İstanbul Bienali’ne parallel olarak Zeyno Pekünlü koordinatörlüğünde düzenlenen Kamusal Program Fred Wilson’ın Pera Müzesi’nde gerçekleştirdiği sanatçı konuşmasıyla başladı. Bienale Afro Kısmet isimli çalışmasıyla katılan Wilson, söyleşi boyunca bugüne kadar ürettiği eserleri ve 50’nci Venedik Bienali’nde Amerika Pavyonu’nu temsil ettiği işini ayrıntılarıyla anlatırken genel sanat pratiği ve çalışma yöntemleriyle ilgili soruları da yanıtladı.
Fred Wilson, Fotoğraf: Nora Tataryan
Müzeleştirme politikalarına getirdiği eleştiriyle tanınan Wilson işlerinde, geleneksel sergileme pratiklerini sorunsallaştırmakla kalmıyor, müzelerin olmazsa olmazı koleksiyon ve isimlendirme mekanizmalarıyla oynayarak izleyiciyi gördüklerini sorgulamaya da sevk ediyor.
Fred Wilson, Afro Kısmet ve müzecilik politikaları üzerine
İster azimli bir sanat takipçisi olalım ister sıradan bir müze ziyaretçisi, bir eseri deneyimlerken sergilenme politikalarından bağımsız bir algımız olduğunu söylemek oldukça zor. Bu sene 15’incisi düzenlenen İstanbul Bienali de bu politikalardan azade değil ve gerek teması gerek küçülen ebadıyla kendine has bir sergileme pratiği üretiyor. Bienaldeki işlerden bazılarıysa doğrudan bu konunun kendisini masaya yatırarak müzecilik üzerine düşünmemize vesile oluyorlar: Mark Dion’un kent yaşamına direnen ekosistemleri bilimsel sergileme teknikleri üzerinden anlattığı işi, İnatçı Otlar ve İstanbul’un Dirençli Deniz Yaşamı (Galata Özel Rum İlköğretim Okulu), Dayanita Singh’in Döküm Müzesi (Pera Müzesi) adını verdiği ve hayali bir küratör için tasarladığı mimarı alan, Mahmood Khaled’in ARK Kültür’ü dönüştürerek elde ettiği ev-müzesi Meçhul Ağlayan Adam Müze Evi İçin Tasarı, bunlardan sadece birkaçı.
Daha önce Venedik Bienali için benzer bir eser üreten Fred Wilson ise bu seneki İstanbul Bienali’ne Afro Kısmet isimli çalışmasıyla katılıyor.
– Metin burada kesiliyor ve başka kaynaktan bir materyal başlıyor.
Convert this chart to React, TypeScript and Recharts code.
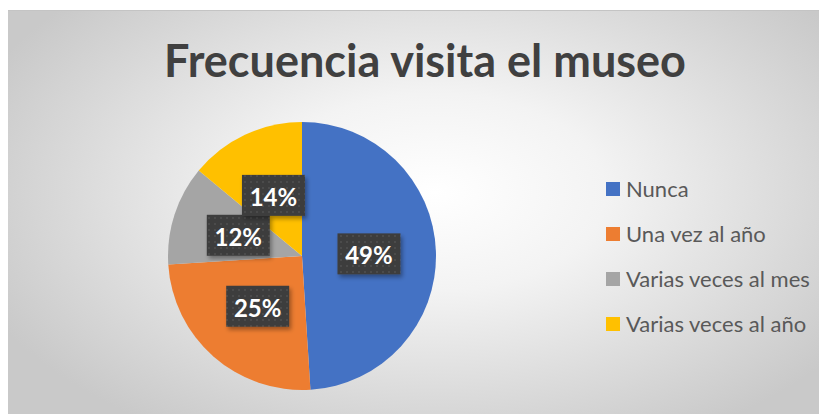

Tarihi fotoğrafları, 20’nci yüzyılın sonundan Afrika figürlerini, gravür ve yağlı boya tabloları, çağdaş İznik çini panelleri ve heykelleri biraraya getirerek yarattığı enstalasyonda Wilson, Osmanlı kültüründe siyahların oynadığı rolü ve sömürgeciliğin değişik veçhelerini konu alıyor. Kimisi yeni üretilmiş kimisi de müzelerin koleksiyonlarından toplanmış bu parçalar, modern sanat ve tarihi eser arasındaki farkları görünmez kılarak sergileme teknikleri üzerinden üretilen bilginin muktedirliğini sorgulamakla kalmıyor, aynı zamanda derinlemesine konuşulmamış bir tarihe de ışık tutuyor.
Sanatçı, Afro Kısmet ismini verdiği enstalasyonu şu sözlerle anlatıyor: “Benim ürettiğim iş hem çok kişisel hem de evrensel bir meseleye eğiliyor. Venedik’te de buna yakın bir şeyle ilgilenmiştim; siyahların o bölgenin tarihindeki rolünü araştırmıştım. Şimdi de benzer bir şeyi bu coğrafyada yaparak Osmanlı’daki duruma bakmak istedim. Bu konu bienalin temasıyla da çok iyi konuşuyor bana kalırsa: komşularımızı tanımak. Amerika’dan farklı olarak Afro-Türklerin durumu tarihi olarak daha spesifik ve bu konuyu bir müze sergisi formunda işlemek de benim bakış açımı yansıtıyor. Yani aslında ben burada bir kırılma yaratmış oluyorum. Sanatın tarihle buluşmasıyla yeni bir anlam çıkıyor. Zira elle yapılmış parçalarla tarihi parçaları bir araya getiriyorum. Dolayısıyla müzede görmeye alışık olduğumuz şeylere farklı bir bakış açısı getirmiş oluyorum. Üzerine çok da konuşulmamış bu tarihi kendi perspektifimden anlatıyorum diyebilirim.”
Afro Kısmet 15. İstanbul Bienal’i boyunca Pera Müzesi’nde ziyaret edilebilir.